Google quietly updated its Sensitive ads categories to now include dating, pregnancy/parenting, and weight-loss topics on top of gambling and alcohol.
This means that users will be able to limit the exposure they get from, in part, ads on YouTube based on these topics. The purpose of these controls is to give people the ability to protect themselves from possibly traumatic subjects.
YouTube ad control
If you’re interested in turning on these controls, they can be found at the bottom of your Google account’s Ad Settings. You’ll see a “See fewer” button next to the topic. Clicking will enable the feature to filter out most of the ads. You’ll still see them, just less often.
Do note that the filters are in beta, and exclusive to YouTube videos and targeted ads from the Google Ads program. It won’t filter out Google Search results. Google’s Ads Help support page further clarifies how the filter works. It’ll prevent advertisers from showing you personalized ads, but it won’t stop anything tangentially related.

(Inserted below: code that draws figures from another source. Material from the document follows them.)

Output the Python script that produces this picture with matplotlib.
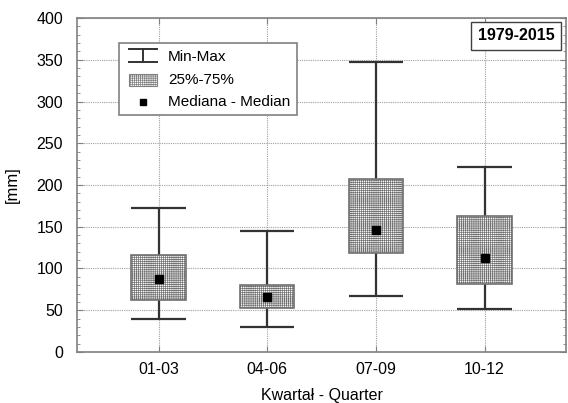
import matplotlib.pyplot as plt
from matplotlib.patches import Rectangle
from matplotlib.lines import Line2D
from matplotlib.ticker import MultipleLocator

plt.rcParams['font.family'] = ['Liberation Sans', 'DejaVu Sans']
plt.rcParams['hatch.color'] = '#d0d0d0'
plt.rcParams['hatch.linewidth'] = 0.5

# data
quarters = ["01-03", "04-06", "07-09", "10-12"]
mins = [39, 30, 67, 51]
q1 = [62, 53, 118, 81]
medians = [88, 66, 146, 112]
q3 = [116, 80, 207, 163]
maxs = [173, 145, 347, 221]

pos = list(range(1, len(quarters) + 1))
w = 0.5
edge = '#808080'
dark = '#333333'
fs = 11.5

fig = plt.figure(figsize=(5.68, 4.03), dpi=100)
ax = fig.add_axes([0.1356, 0.1266, 0.861, 0.8287])

ax.grid(True, color='#a0a0a0', linestyle=(0, (1, 1)), linewidth=0.8)
ax.set_axisbelow(True)

# whiskers + caps
ax.vlines(pos, mins, maxs, color=dark, linewidth=1.6, zorder=2)
ax.hlines(mins, [p - w / 2 for p in pos], [p + w / 2 for p in pos], color=dark, linewidth=1.6, zorder=2)
ax.hlines(maxs, [p - w / 2 for p in pos], [p + w / 2 for p in pos], color=dark, linewidth=1.6, zorder=2)

# boxes
ax.bar(pos, [b - a for a, b in zip(q1, q3)], bottom=q1, width=w, facecolor='white',
       edgecolor='#707070', linewidth=1.2, hatch='++++++++', zorder=3)

# medians
ax.plot(pos, medians, 's', color='black', markersize=5.5, zorder=4)

ax.set_xlim(0.25, 4.75)
ax.set_ylim(0, 400)
ax.set_xticks(pos)
ax.set_xticklabels(quarters)
ax.yaxis.set_major_locator(MultipleLocator(50))
ax.yaxis.set_minor_locator(MultipleLocator(10))
ax.tick_params(axis='both', which='both', direction='in', top=True, right=True,
               colors=edge, labelcolor='black', labelsize=fs)
ax.tick_params(axis='y', which='major', length=4, pad=10)
ax.tick_params(axis='x', which='major', length=4, pad=7)
ax.tick_params(axis='y', which='minor', length=2.5)
for s in ax.spines.values():
    s.set_color(edge)
    s.set_linewidth(1.2)

ax.set_xlabel("Kwartał - Quarter", fontsize=fs, labelpad=8)
ax.set_ylabel("[mm]", fontsize=12, labelpad=12)

# period label
ax.text(0.976, 0.947, "1979-2015", transform=ax.transAxes, ha='right', va='center',
        fontsize=11.5, fontweight='bold',
        bbox=dict(boxstyle='square,pad=0.4', facecolor='white', edgecolor='#404040', linewidth=1))

# hand-made legend
t = ax.transAxes
ax.add_patch(Rectangle((0.086, 0.710), 0.364, 0.215, transform=t, facecolor='white',
                       edgecolor=edge, linewidth=1.2, zorder=5))
x0, x1 = 0.106, 0.163
xm = (x0 + x1) / 2
ax.add_line(Line2D([x0, x1], [0.907, 0.907], transform=t, color=dark, lw=1.4, zorder=6))
ax.add_line(Line2D([xm, xm], [0.907, 0.868], transform=t, color=dark, lw=1.4, zorder=6))
ax.add_line(Line2D([x0, x1], [0.868, 0.868], transform=t, color=dark, lw=1.4, zorder=6))
ax.add_patch(Rectangle((x0, 0.796), x1 - x0, 0.036, transform=t, facecolor='white',
                       edgecolor=edge, linewidth=0.8, hatch='++++++++', zorder=6))
ax.plot([xm], [0.749], 's', color='black', markersize=5, transform=t, zorder=6)
for y, s in [(0.883, "Min-Max"), (0.814, "25%-75%"), (0.749, "Mediana - Median")]:
    ax.text(0.186, y, s, transform=t, ha='left', va='center', fontsize=11, zorder=7)

fig.savefig("out.png", dpi=100)
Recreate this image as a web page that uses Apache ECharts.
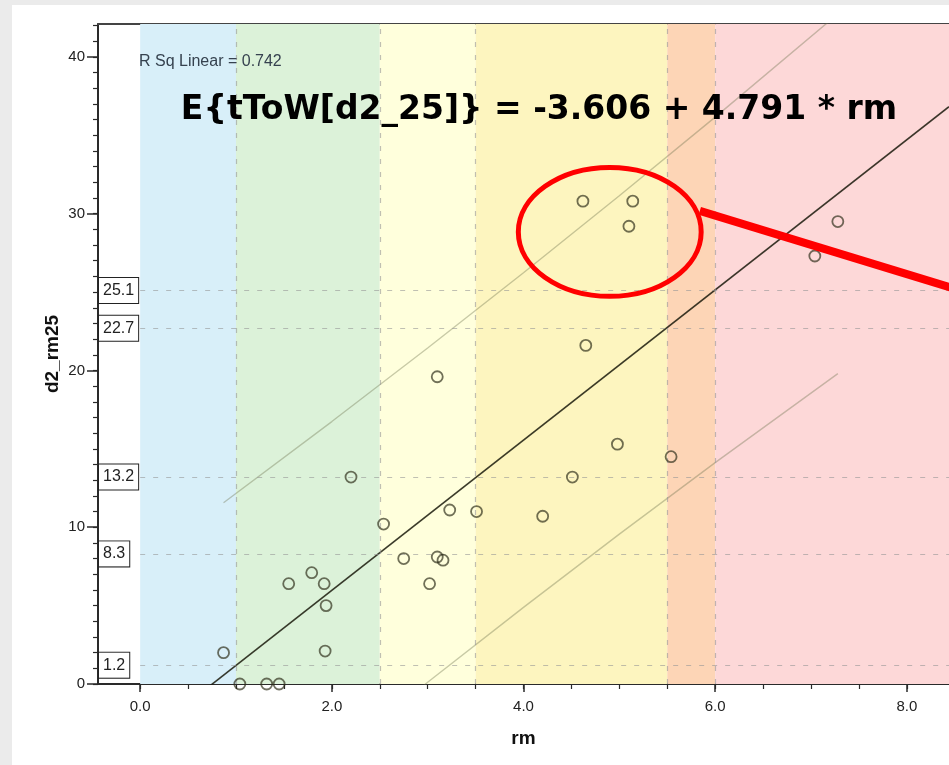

For example, you may see an ad for a restaurant chain where it shows people drinking beer or a couple on a date. While that ad shows the “Sensitive topics”, they are not the focus, so you’ll see them.
As for why these four topics, Karin Hennessy, Google’s Group Product Manager for Privacy & User Trust, explained them to the Washington Post.
Hennessy stated these five categories were chosen due to user surveys the company conducted. Alcohol and gambling were the top two and “the very next four categories were parenting, pregnancy, dating and weight loss.”
Alcohol and gambling filters were introduced back in late 2020 and have been in beta since. Google has expressed interest in continuing to improve these controls. However, it’s unknown if these filters will ever make their way to Search results.
Power to the user
This still begs the question of why Google decided to do this in the first place, considering its penchant for pushing targeted ads in the past.
The Democrats in the US House and Senate drafted a bill that would outright ban targeted ads for good earlier this year. Google is aware of this criticism and even starts its 2020 Ad Settings post talking about user transparency and control.